Reinforcement Learning (RL) is a fascinating and rapidly evolving area of machine learning, where an artificial agent learns to make decisions by interacting with an environment. Unlike supervised learning, which relies on labeled data, RL focuses on learning through experience, driven by a system of rewards and penalties.
Key Concepts in Reinforcement Learning
The core components of RL include the agent, environment, and actions. The agent is the learner or decision-maker, the environment is the external system the agent interacts with, and actions are the set of all possible moves the agent can make. The agent perceives its state in the environment, takes actions, and receives feedback in the form of rewards. The objective is to learn a policy, which is a strategy for choosing actions to maximize cumulative rewards over time.
A policy defines the agent's behavior and can be deterministic or stochastic, ranging from simple rules to complex neural networks. For instance, in a game, the policy could dictate the moves the agent makes based on the current state of the game. The reward signal, provided by the environment, guides the agent toward desirable behaviors. This feedback mechanism is crucial for learning, as it helps the agent distinguish between beneficial and detrimental actions. The value function estimates the expected cumulative reward that can be achieved from a particular state or state-action pair, aiding in evaluating and improving policies.
In RL, there is a trade-off between exploring new strategies (exploration) and using known strategies that yield high rewards (exploitation). Balancing these aspects is essential for effective learning.
Markov Decision Processes (MDPs)
Reinforcement learning problems are often framed as Markov Decision Processes, a mathematical model that provides a structured way to model decision-making situations where outcomes are partly random and partly under the control of the decision-maker. Markov chains, a foundational concept in MDPs, describe processes that transition from one state to another based solely on the current state. MDPs extend Markov chains by incorporating actions and rewards, making them suitable for modeling RL problems. The agent's goal is to find a policy that maximizes the expected sum of rewards over time.

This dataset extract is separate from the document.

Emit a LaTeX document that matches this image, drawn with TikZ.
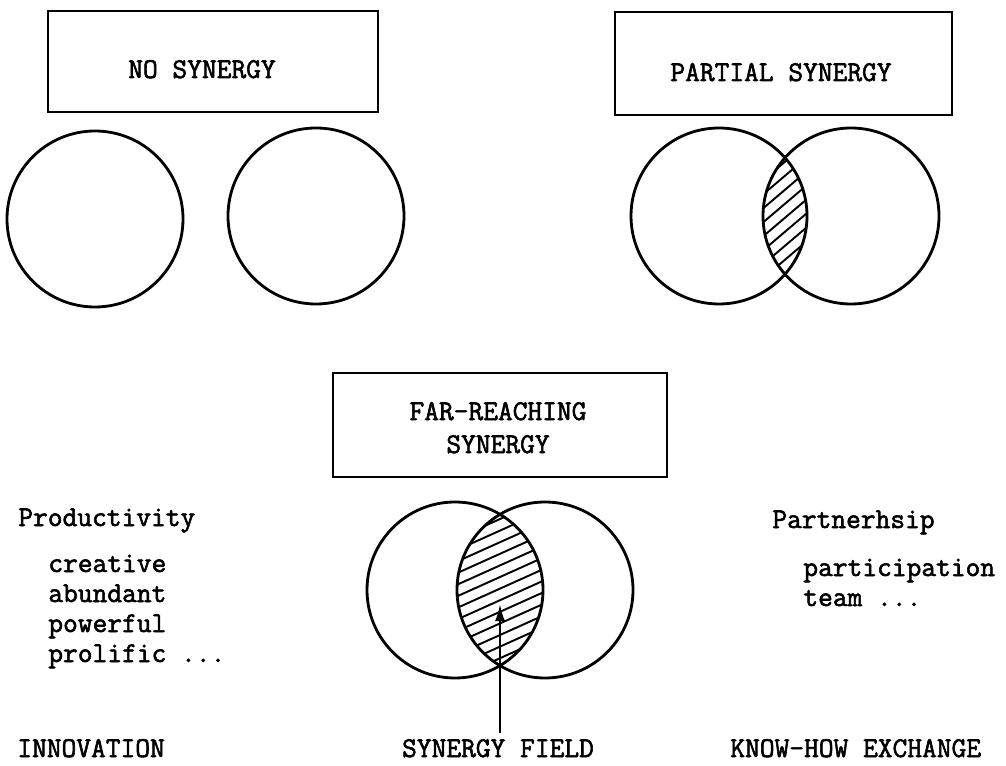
\documentclass[tikz,border=0pt]{standalone}
\usepackage{fontspec}
\usetikzlibrary{arrows.meta}
\newfontfamily\typerfont[FakeBold=2]{Latin Modern Mono}

\begin{document}
\begin{tikzpicture}[x=0.02cm, y=-0.02cm,
  typed/.style={font=\typerfont\fontsize{16.3}{30}\selectfont, inner sep=0pt},
  titlebox/.style={draw, line width=1.1pt, inner sep=0pt},
  ring/.style={line width=1.6pt},
  hatch/.style={line width=1.1pt},
  pointer/.style={line width=1.3pt, -{Latex[length=0.34cm,width=0.2cm]}}]

\useasboundingbox (0,0) rectangle (1006,766);

% ---------- no synergy ----------
\node[titlebox, minimum width=6.6cm, minimum height=2.02cm] (nobox) at (213,61.5) {};
\node[typed, anchor=base] (notext) at (202,78) {NO SYNERGY};
\draw[ring] (95,219) circle[radius=88];
\draw[ring] (316,216) circle[radius=88];

% ---------- partial synergy ----------
\node[titlebox, minimum width=6.74cm, minimum height=2.06cm] (partbox) at (783.5,63.5) {};
\node[typed, anchor=base] (parttext) at (781,81) {PARTIAL SYNERGY};
\begin{scope}
  \clip (719,216) circle[radius=88];
  \clip (851,216) circle[radius=88];
  % lines y = c - 0.85 x
  \foreach \c in {829,843,...,940}
    \draw[hatch] (740,\c-740*0.85) -- (830,\c-830*0.85);
\end{scope}
\draw[ring] (719,216) circle[radius=88];
\draw[ring] (851,216) circle[radius=88];

% ---------- far-reaching synergy ----------
\node[titlebox, minimum width=6.68cm, minimum height=2.08cm] (farbox) at (500,425) {};
\node[typed, anchor=base] (fartext1) at (498,420) {FAR-REACHING};
\node[typed, anchor=base] (fartext2) at (498,453) {SYNERGY};
\begin{scope}
  \clip (455,590) circle[radius=88];
  \clip (545,590) circle[radius=88];
  % lines y = c - 0.45 x
  \foreach \c in {744,755.6,...,890}
    \draw[hatch] (440,\c-440*0.45) -- (560,\c-560*0.45);
\end{scope}
\draw[ring] (455,590) circle[radius=88];
\draw[ring] (545,590) circle[radius=88];

\coordinate (fieldfoot) at (500,733);
\coordinate (fieldtip) at (500,604);
\draw[pointer] (fieldfoot) -- (fieldtip);
\node[typed, anchor=base] (fieldtext) at (498,757) {SYNERGY FIELD};

% ---------- side lists ----------
\node[typed, anchor=base west] (prod) at (18,526) {Productivity};
\node[typed, anchor=base west] (creative) at (48,572) {creative};
\node[typed, anchor=base west] (abundant) at (48,602) {abundant};
\node[typed, anchor=base west] (powerful) at (48,632) {powerful};
\node[typed, anchor=base west] (prolific) at (48,662) {prolific ...};
\node[typed, anchor=base west] (innov) at (17,757) {INNOVATION};

\node[typed, anchor=base west] (partner) at (772,528) {Partnerhsip};
\node[typed, anchor=base west] (particip) at (803,576) {participation};
\node[typed, anchor=base west] (team) at (803,606) {team ...};
\node[typed, anchor=base west] (knowhow) at (730,757) {KNOW-HOW EXCHANGE};

\end{tikzpicture}
\end{document}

Q-Learning and Deep Q-Learning
Q-Learning is a model-free RL algorithm that aims to learn the quality of actions, denoted as Q-values, which indicate the expected future rewards for taking an action in a given state. It uses an iterative update rule based on the Bellman equation to converge towards the optimal Q-values. Deep Q-Learning extends Q-Learning by using deep neural networks (DNNs) to approximate Q-values, a method popularized by DeepMind's success in training agents to play Atari games. This approach, known as Deep Q-Networks (DQNs), allows RL to scale to problems with large state and action spaces.
Key innovations in deep Q-Learning include experience replay, storing and reusing past experiences to stabilize training; fixed Q-Targets, using a separate target network to improve the stability of the training process; Double DQN, which mitigates the overestimation bias in Q-value estimates; and Dueling DQN, which separates state-value and advantage estimations to enhance learning.
Conclusion
Reinforcement learning represents a powerful approach for training agents to solve complex tasks by learning from interaction and feedback. By leveraging techniques like Q-Learning and Deep Q-Learning, researchers and practitioners can tackle a wide range of problems, from game playing to robotic control and beyond. As RL continues to advance, it holds the potential to drive significant innovations across various fields, enhancing our ability to design intelligent systems that learn and adapt in dynamic environments.